Abstract

Physical organogels of a 4-tert-butyl-1-arylcyclohexanol derivative (BACOl) are investigated. The small-angle scattering (SAS) technique (neutrons and X-rays) demonstrates that gel networks result from the entanglement of long, solidlike, and rigid fibers. The related cross-sections are shown to be circular (r ≈ 38 ± 2 Å) with a density comparable to that of the crystalline state and are rather monodisperse. Upon a concentration increase, the fibers merge into crystalline-like heterogeneities (junction zones) which are randomly dispersed in the mesh. The kinetics of BACOl molecular aggregation, during which physical gelation occurs, is studied by SAS, and the typical kinetical times of the supersaturated system are evaluated.

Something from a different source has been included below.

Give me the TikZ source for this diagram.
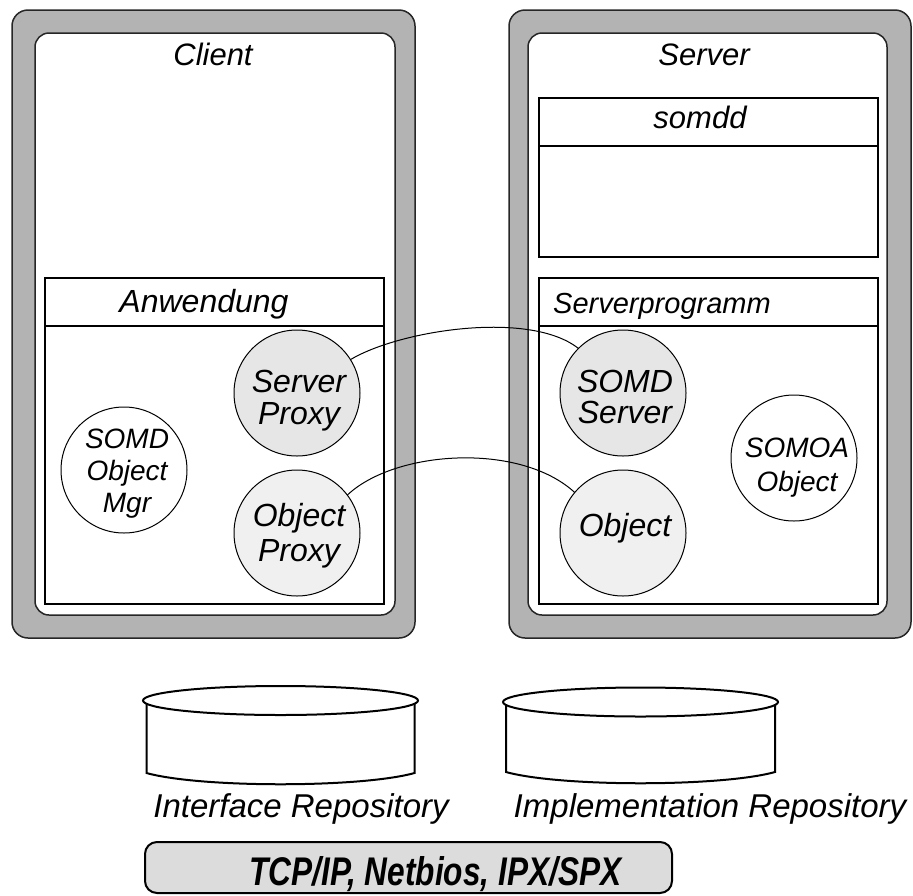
\documentclass[tikz,border=0pt]{standalone}
\usepackage{fontspec}
\setmainfont{Liberation Sans}
\usetikzlibrary{calc}
\definecolor{boxgray}{RGB}{179,179,179}
\definecolor{circA}{RGB}{230,230,230}
\definecolor{circB}{RGB}{240,240,240}
\definecolor{barfill}{RGB}{220,220,220}
\newcommand\myfs[1]{\fontsize{#1}{#1}\selectfont\itshape}
\newcommand\myfsl[2]{\fontsize{#1}{#2}\selectfont\itshape}
\begin{document}
\begin{tikzpicture}[x=1pt,y=-1pt,
  outerbox/.style={draw=black!85, line width=1.5, fill=boxgray, rounded corners=16, inner sep=0, outer sep=0},
  innerbox/.style={draw=black!85, line width=1.5, fill=white, rounded corners=14, inner sep=0, outer sep=0},
  progbox/.style={draw=black, line width=2.5, fill=white, inner sep=0, outer sep=0},
  progline/.style={draw=black, line width=2.5},
  circ/.style={circle, draw=black, line width=1, minimum size=126, inner sep=0, outer sep=0},
  link/.style={draw=black, line width=1},
  cyl/.style={draw=black, line width=2, fill=white},
  lbl/.style={inner sep=0, align=center},
  barbox/.style={draw=black, line width=2, fill=barfill, rounded corners=12, inner sep=0, outer sep=0}
]
\useasboundingbox (0,0) rectangle (913,895);

% client
\node[outerbox, minimum width=403, minimum height=628] (cout) at (213.5,324) {};
\node[innerbox, minimum width=360, minimum height=582] (cin) at (215,324) {};
\node[lbl, anchor=base, font=\myfs{31}] (tclient) at (213,65) {Client};
\node[progbox, minimum width=339, minimum height=326] (anw) at (214.5,441) {};
\draw[progline] ($(anw.north west)+(0,48)$) -- ($(anw.north east)+(0,48)$);
\node[lbl, anchor=base, font=\myfs{32}] (tanw) at (204,312) {Anwendung};

% server
\node[outerbox, minimum width=402, minimum height=628] (sout) at (710,324) {};
\node[innerbox, minimum width=359, minimum height=582] (sin) at (707.5,324) {};
\node[lbl, anchor=base, font=\myfs{31}] (tserver) at (704,65) {Server};
\node[progbox, minimum width=339, minimum height=159] (somdd) at (708.5,177.5) {};
\draw[progline] ($(somdd.north west)+(0,48)$) -- ($(somdd.north east)+(0,48)$);
\node[lbl, anchor=base, font=\myfs{31}] (tsomdd) at (700,128) {somdd};
\node[progbox, minimum width=339, minimum height=326] (sprog) at (708.5,441) {};
\draw[progline] ($(sprog.north west)+(0,48)$) -- ($(sprog.north east)+(0,48)$);
\node[lbl, anchor=base west, font=\myfs{29}] (tsprog) at (553,313) {Serverprogramm};

% circles client
\node[circ, fill=circA] (sp) at (297,393) {};
\node[lbl, font=\myfsl{32}{32}] (tsp) at (299,401) {Server\\Proxy};
\node[circ, fill=circB] (op) at (297,533) {};
\node[lbl, font=\myfsl{32}{35}] (top) at (299,536) {Object\\Proxy};
\node[circ, fill=white] (mgr) at (124,470) {};
\node[lbl, font=\myfsl{28}{32}] (tmgr) at (127,474) {SOMD\\Object\\Mgr};

% circles server
\node[circ, fill=circA] (ss) at (623,393) {};
\node[lbl, font=\myfsl{32}{31}] (tss) at (625,397) {SOMD\\Server};
\node[circ, fill=circB] (ob) at (623,533) {};
\node[lbl, font=\myfs{32}] (tob) at (625,528) {Object};
\node[circ, fill=white] (somoa) at (794,458) {};
\node[lbl, font=\myfsl{28}{34}] (tsomoa) at (797,468) {SOMOA\\Object};

% connectors
\draw[link] (sp.32) .. controls (400,330) and (530,310) .. (ss.135);
\draw[link] (op.37) .. controls (395,450) and (520,442) .. (ob.140);

% cylinders
\draw[cyl] (146.5,704) -- (146.5,773) .. controls (200.5,788) and (360.5,788) .. (414.5,773) -- (414.5,704);
\draw[cyl] (280.5,700.5) ellipse [x radius=137.5, y radius=14.5];
\node[lbl, anchor=base, font=\myfs{33}] (tir) at (301,817) {Interface Repository};

\draw[cyl] (506,705) -- (506,772) .. controls (560,787) and (721,787) .. (775,772) -- (775,705);
\draw[cyl] (640.5,702) ellipse [x radius=137.5, y radius=14.5];
\node[lbl, anchor=base, font=\myfs{33}] (timp) at (710,817) {Implementation Repository};

% bottom bar
\node[barbox, minimum width=527, minimum height=51] (bar) at (408.5,867.5) {};
\node[lbl, anchor=base] (tbar) at (435.5,885) {\scalebox{0.79}[1]{\fontsize{40}{40}\selectfont\bfseries\itshape TCP/IP, Netbios, IPX/SPX}};
\end{tikzpicture}
\end{document}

Anisotropic scatterings reveal orientational effects in the gel which are sensitive to the solvent type. Electron microscopy (SEM) confirms the fibrillar random texture of the xerogels while it demonstrates that the phase-separated solids from metastable gels present oriented microdomains of bundles of fibers. The calorimetry and scattering techniques indicate that colloids in BACOl gels exhibit complex solvent-dependent mesomorphic relationships involving the basic BACOl bimolecular units (d ≈14.2 Å).